Die gesetzlich vorgeschriebene Vier-Tage-Frist wird von den Arbeitgebern oft unterlaufen: Jeder Dritte wird erst am selben Tag kontaktiert, ein weiteres Drittel ein bis drei Tage im Voraus. Rund 13 Prozent aller Betriebe mit mehr als zehn Beschäftigten nutzen Arbeit auf Abruf. Hinzu kommen die Beschäftigten mit Rufbereitschaft und Bereitschaftsdienst. Auch wenn diese Formen arbeitsrechtlich klar voneinander abzugrenzen sind, sind diese Unterschiede den Beschäftigten selbst nicht immer bewusst. So könnte es sich erklären, dass sogar 17 Prozent der Beschäftigten laut Selbsteinschätzung angeben, von Arbeit auf Abruf betroffen zu sein.

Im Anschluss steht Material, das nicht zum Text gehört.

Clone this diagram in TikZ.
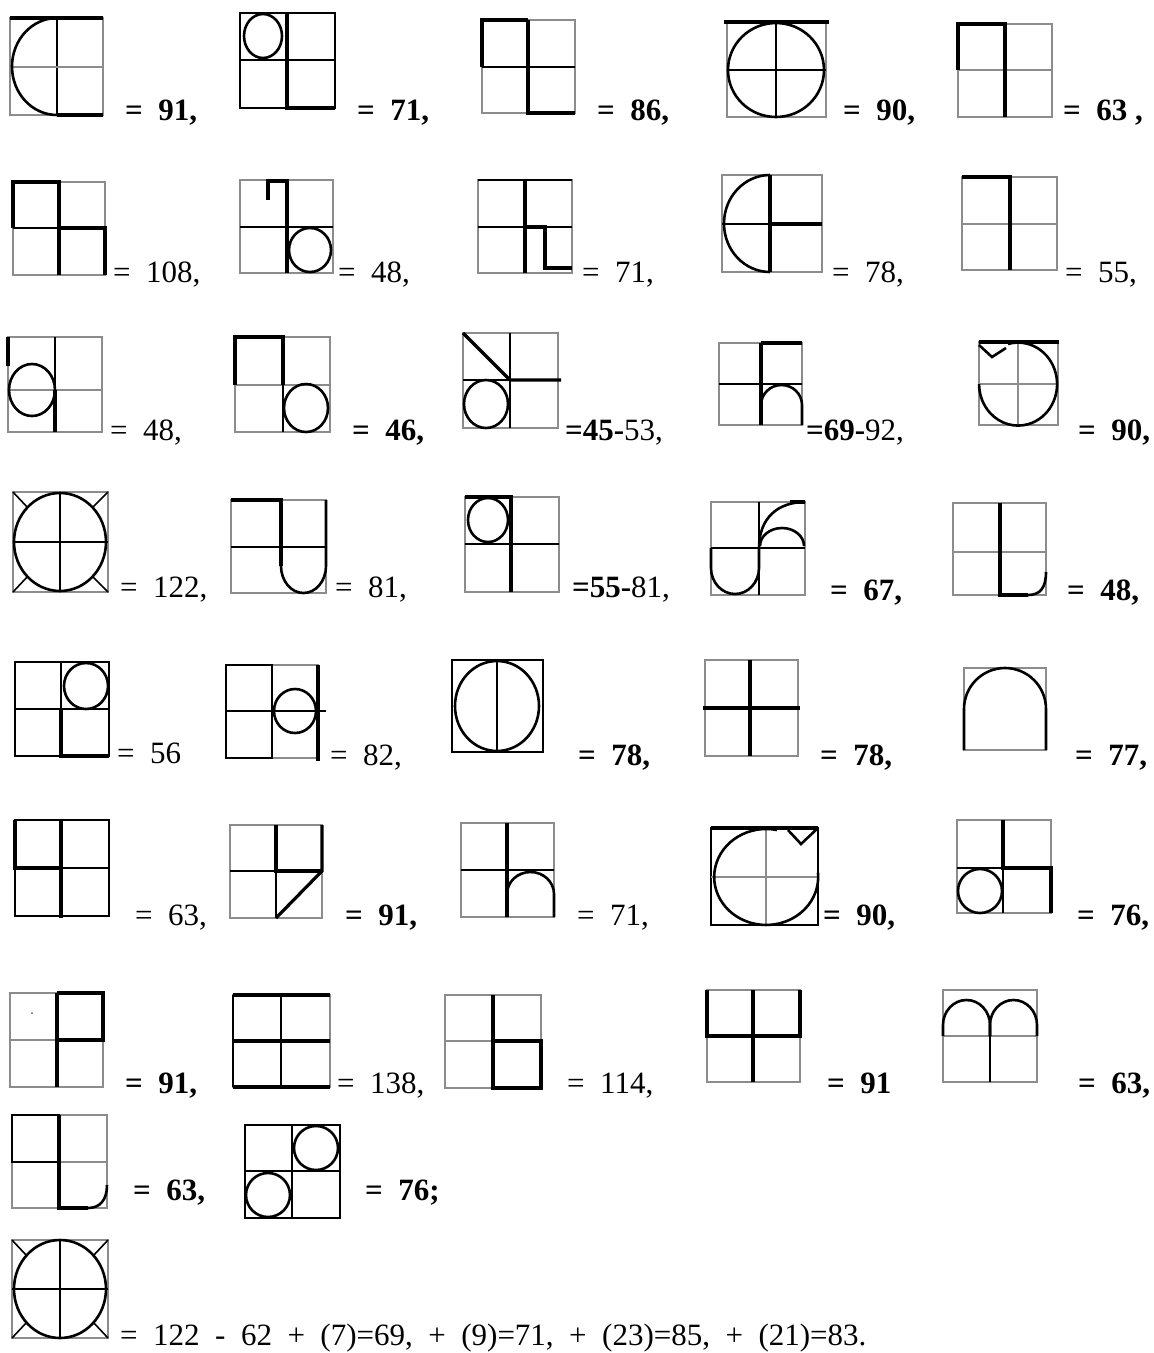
\documentclass[tikz,border=0pt]{standalone}
\usepackage{fontspec}
\setmainfont{Liberation Serif}
\begin{document}
\begin{tikzpicture}[x=1pt,y=-1pt,
  gl/.style={draw=black!45, line width=1.4pt},
  bl/.style={draw=black, line width=1.1pt},
  tk/.style={draw=black, line width=3.2pt},
  cv/.style={draw=black, line width=2.6pt},
  every node/.style={anchor=base west, inner sep=0pt, font=\fontsize{31}{33}\selectfont}]
\fill[white] (0,0) rectangle (1154,1353);
\useasboundingbox (0,0) rectangle (1154,1353);
% ---------- Row 1
\draw[gl] (10,18) rectangle (103,115);
\draw[bl] (57,18)--(57,115);
\draw[gl] (10,67)--(103,67);
\draw[tk] (10,18)--(103,18);
\draw[tk] (57,115)--(103,115);
\draw[cv] (57,18) arc[start angle=270,end angle=90,x radius=45,y radius=48.5];
\node (t1a) at (125,120) {\bfseries =\ \ 91,};
\draw[bl] (240,13) rectangle (335,108);
\draw[bl] (240,60)--(335,60);
\draw[cv] (263,36) ellipse[x radius=19,y radius=22];
\draw[tk] (287,13)--(287,108)--(335,108);
\node (t1b) at (357,120) {\bfseries =\ \ 71,};
\draw[gl] (482,20) rectangle (575,113);
\draw[bl] (482,67)--(575,67);
\draw[tk] (482,67)--(482,20)--(528,20);
\draw[tk] (528,20)--(528,113)--(575,113);
\node (t1c) at (597,120) {\bfseries =\ \ 86,};
\draw[gl] (727,22) rectangle (826,117);
\draw[bl] (776,22)--(776,117) (727,70)--(826,70);
\draw[cv] (776,70) ellipse[x radius=48,y radius=47];
\draw[tk] (724,22)--(829,22);
\node (t1d) at (843,120) {\bfseries =\ \ 90,};
\draw[gl] (958,24) rectangle (1052,117);
\draw[gl] (958,70)--(1052,70);
\draw[tk] (958,70)--(958,24)--(1005,24)--(1005,117);
\node (t1e) at (1063,120) {\bfseries =\ \ 63\ ,};
% ---------- Row 2
\draw[gl] (13,182) rectangle (105,275);
\draw[bl] (13,228)--(59,228);
\draw[tk] (13,228)--(13,182)--(59,182)--(59,275);
\draw[tk] (59,228)--(105,228)--(105,275);
\node (t2a) at (113,282) {=\ \ 108,};
\draw[gl] (240,180) rectangle (333,273);
\draw[bl] (240,227)--(333,227);
\draw[tk] (268,200)--(268,181)--(287,181)--(287,273);
\draw[cv] (310,250) ellipse[x radius=21,y radius=22];
\node (t2b) at (338,282) {=\ \ 48,};
\draw[gl] (478,180) rectangle (572,273);
\draw[bl] (478,227)--(572,227) (478,180)--(572,180);
\draw[tk] (525,180)--(525,273);
\draw[tk] (525,227)--(545,227)--(545,268)--(572,268);
\node (t2c) at (582,282) {=\ \ 71,};
\draw[gl] (722,175) rectangle (822,272);
\draw[bl] (722,224)--(770,224);
\draw[tk] (770,175)--(770,272) (770,224)--(822,224);
\draw[cv] (770,175) arc[start angle=270,end angle=90,x radius=46,y radius=48.5];
\node (t2d) at (832,282) {=\ \ 78,};
\draw[gl] (962,177) rectangle (1057,270);
\draw[gl] (962,224)--(1057,224);
\draw[tk] (962,177)--(1010,177)--(1010,270);
\node (t2e) at (1065,282) {=\ \ 55,};
% ---------- Row 3
\draw[gl] (8,337) rectangle (102,432);
\draw[gl] (8,390)--(102,390);
\draw[bl] (55,337)--(55,390);
\draw[tk] (8,337)--(8,366);
\draw[cv] (32,390) ellipse[x radius=23,y radius=26];
\draw[tk] (55,390)--(55,432);
\node (t3a) at (110,440) {=\ \ 48,};
\draw[gl] (235,337) rectangle (330,432);
\draw[gl] (235,385)--(330,385);
\draw[bl] (283,385)--(283,432);
\draw[tk] (235,385)--(235,337)--(283,337)--(283,385);
\draw[cv] (306,408) ellipse[x radius=22,y radius=24];
\node (t3b) at (352,440) {\bfseries =\ \ 46,};
\draw[gl] (463,333) rectangle (558,428);
\draw[bl] (510,333)--(510,428) (463,380)--(510,380);
\draw[tk] (463,333)--(510,380)--(561,380);
\draw[cv] (486,404) ellipse[x radius=22,y radius=24];
\node (t3c) at (565,440) {{\bfseries =45-}53,};
\draw[gl] (719,343) rectangle (802,425);
\draw[bl] (719,384)--(802,384);
\draw[tk] (761,343)--(802,343) (761,343)--(761,425);
\draw[cv] (761,425)--(761,405) arc[start angle=180,end angle=360,x radius=20.5,y radius=20]--(802,425);
\node (t3d) at (806,440) {{\bfseries =69-}92,};
\draw[gl] (979,342) rectangle (1058,425);
\draw[gl] (1018,342)--(1018,425) (979,384)--(1058,384);
\draw[tk] (979,342)--(1059,342);
\draw[cv] (979,345)--(992,357)--(1006,348);
\draw[cv] (1008,344) arc[start angle=255,end angle=540,x radius=39,y radius=41.5];
\node (t3e) at (1078,440) {\bfseries =\ \ 90,};
% ---------- Row 4
\draw[gl] (13,492) rectangle (108,592);
\draw[bl] (60,492)--(60,592) (13,542)--(108,542);
\draw[cv] (60,542) ellipse[x radius=46,y radius=49];
\draw[bl, line width=1.6pt] (13,492)--(28,508) (108,492)--(92,508) (13,592)--(28,576) (108,592)--(92,576);
\node (t4a) at (120,597) {=\ \ 122,};
\draw[gl] (231,500) rectangle (326,593);
\draw[bl] (231,547)--(326,547);
\draw[tk] (231,500)--(281,500)--(281,566);
\draw[cv] (281,566) arc[start angle=180,end angle=0,x radius=22.5,y radius=27] -- (326,500);
\node (t4b) at (335,597) {=\ \ 81,};
\draw[gl] (465,497) rectangle (559,592);
\draw[bl] (465,544)--(559,544);
\draw[tk] (465,497)--(511,497)--(511,592);
\draw[cv] (488,520) ellipse[x radius=20,y radius=22];
\node (t4c) at (572,597) {{\bfseries =55-}81,};
\draw[gl] (711,502) rectangle (805,595);
\draw[bl] (759,502)--(759,595) (711,548)--(805,548);
\draw[cv] (711,548)--(711,568) arc[start angle=180,end angle=0,x radius=24,y radius=26]--(759,548);
\draw[cv] (759,548) .. controls (759,518) and (778,502) .. (805,502);
\draw[tk] (790,502)--(805,502);
\draw[cv] (760,546) arc[start angle=180,end angle=360,x radius=22,y radius=18];
\node (t4d) at (830,600) {\bfseries =\ \ 67,};
\draw[gl] (953,503) rectangle (1046,595);
\draw[gl] (953,552)--(1046,552);
\draw[tk] (1000,503)--(1000,595)--(1028,595);
\draw[cv] (1028,595) .. controls (1040,595) and (1046,588) .. (1046,572);
\node (t4e) at (1067,600) {\bfseries =\ \ 48,};
% ---------- Row 5
\draw[bl] (15,662) rectangle (109,756);
\draw[bl] (61,662)--(61,756) (15,709)--(109,709);
\draw[cv] (86,686) ellipse[x radius=22,y radius=23];
\draw[tk] (61,709)--(61,756)--(109,756);
\node (t5a) at (117,763) {=\ \ 56};
\draw[gl] (226,665) rectangle (318,758);
\draw[bl] (226,665) rectangle (272,758);
\draw[bl] (226,711)--(326,711);
\draw[cv] (295,711) ellipse[x radius=21,y radius=22];
\draw[tk] (318,665)--(318,761);
\node (t5b) at (330,765) {=\ \ 82,};
\draw[bl] (452,660) rectangle (543,752);
\draw[bl] (497,660)--(497,752);
\draw[cv] (497,706) ellipse[x radius=42,y radius=45];
\node (t5c) at (578,765) {\bfseries =\ \ 78,};
\draw[gl] (705,660) rectangle (798,756);
\draw[tk] (750,660)--(750,756) (703,708)--(800,708);
\node (t5d) at (820,765) {\bfseries =\ \ 78,};
\draw[gl] (964,668) rectangle (1046,750);
\draw[cv] (964,750)--(964,709) arc[start angle=180,end angle=360,x radius=41,y radius=41]--(1046,750);
\node (t5e) at (1075,765) {\bfseries =\ \ 77,};
% ---------- Row 6
\draw[bl] (15,820) rectangle (109,916);
\draw[bl] (61,820)--(61,916) (15,868)--(109,868);
\draw[line width=4pt] (15,820)--(15,868)--(61,868) (61,819)--(61,918);
\node (t6a) at (135,925) {=\ \ 63,};
\draw[gl] (230,825) rectangle (322,918);
\draw[bl] (276,871)--(276,918) (230,871)--(276,871);
\draw[tk] (276,825)--(276,871)--(322,871);
\draw[tk] (322,825)--(322,871)--(276,918);
\node (t6b) at (345,925) {\bfseries =\ \ 91,};
\draw[gl] (461,823) rectangle (554,917);
\draw[bl] (461,870)--(554,870);
\draw[tk] (507,823)--(507,917);
\draw[cv] (507,917)--(507,894) arc[start angle=180,end angle=360,x radius=23.5,y radius=22]--(554,917);
\node (t6c) at (577,925) {=\ \ 71,};
\draw[bl] (711,828) rectangle (818,925);
\draw[gl] (766,828)--(766,925) (711,877)--(818,877);
\draw[tk] (711,828)--(818,828);
\draw[cv] (788,830)--(801,844)--(818,828);
\draw[cv] (777,830) arc[start angle=282,end angle=-5,x radius=52,y radius=48];
\node (t6d) at (823,925) {\bfseries =\ \ 90,};
\draw[gl] (957,820) rectangle (1051,913);
\draw[bl] (1003,868)--(1003,913) (957,868)--(1003,868);
\draw[tk] (1003,820)--(1003,868)--(1051,868)--(1051,913);
\draw[cv] (980,891) ellipse[x radius=22,y radius=22];
\node (t6e) at (1077,925) {\bfseries =\ \ 76,};
% ---------- Row 7
\draw[gl] (10,993) rectangle (103,1087);
\draw[gl] (10,1040)--(57,1040);
\draw[tk] (57,993)--(57,1087);
\draw[tk] (57,993)--(103,993)--(103,1040)--(57,1040);
\fill[black!60] (32,1013) circle[radius=1];
\node (t7a) at (125,1093) {\bfseries =\ \ 91,};
\draw[gl] (233,995) rectangle (330,1087);
\draw[bl] (281,995)--(281,1087) (233,995)--(233,1087);
\draw[tk] (233,995)--(330,995) (233,1041)--(330,1041) (233,1087)--(330,1087);
\node (t7b) at (337,1093) {=\ \ 138,};
\draw[gl] (445,995) rectangle (541,1088);
\draw[gl] (445,1041)--(493,1041);
\draw[tk] (493,995)--(493,1088)--(541,1088)--(541,1041)--(493,1041);
\node (t7c) at (567,1093) {=\ \ 114,};
\draw[gl] (707,990) rectangle (800,1082);
\draw[tk] (707,990)--(707,1036)--(800,1036)--(800,990);
\draw[tk] (753,990)--(753,1082);
\node (t7d) at (827,1093) {\bfseries =\ \ 91};
\draw[gl] (943,990) rectangle (1037,1082);
\draw[gl] (943,1036)--(1037,1036);
\draw[bl] (990,1036)--(990,1082);
\draw[cv] (943,1036)--(943,1025) arc[start angle=180,end angle=360,x radius=23.5,y radius=25]--(990,1036);
\draw[cv] (990,1036)--(990,1025) arc[start angle=180,end angle=360,x radius=23.5,y radius=25]--(1037,1036);
\node (t7e) at (1078,1093) {\bfseries =\ \ 63,};
% ---------- Row 8
\draw[gl] (12,1115) rectangle (107,1208);
\draw[bl] (12,1115) rectangle (59,1162);
\draw[gl] (59,1162)--(107,1162);
\draw[tk] (59,1115)--(59,1208)--(88,1208);
\draw[cv] (88,1208) .. controls (100,1208) and (107,1200) .. (107,1185);
\node (t8a) at (133,1200) {\bfseries =\ \ 63,};
\draw[bl] (245,1125) rectangle (340,1218);
\draw[bl] (292,1125)--(292,1218) (245,1171)--(340,1171);
\draw[cv] (316,1148) ellipse[x radius=22,y radius=22];
\draw[cv] (268,1195) ellipse[x radius=22,y radius=22];
\node (t8b) at (365,1200) {\bfseries =\ \ 76;};
% ---------- Row 9
\draw[gl] (12,1240) rectangle (108,1338);
\draw[bl] (60,1240)--(60,1338) (12,1289)--(108,1289);
\draw[cv] (60,1289) ellipse[x radius=46,y radius=49];
\draw[bl, line width=1.6pt] (12,1240)--(27,1256) (108,1240)--(93,1256) (12,1338)--(27,1322) (108,1338)--(93,1322);
\node (t9) at (120,1345) {=\ \ 122\ \ -\ \ 62\ \ +\ \ (7)=69,\ \ +\ \ (9)=71,\ \ +\ \ (23)=85,\ \ +\ \ (21)=83.};
\end{tikzpicture}
\end{document}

Kleinere und mittlere Betriebe können Arbeit auf Abruf leichter einführen, da sie seltener mitbestimmt sind. Existiert ein Betriebsrat, unterliegt die Entscheidung des Arbeitgebers, ob der Teilzeitbeschäftigte zu festen oder nach Bedarf mit Abrufarbeit beschäftigt werden soll, dem Mitbestimmungsrecht der Arbeitnehmervertretung.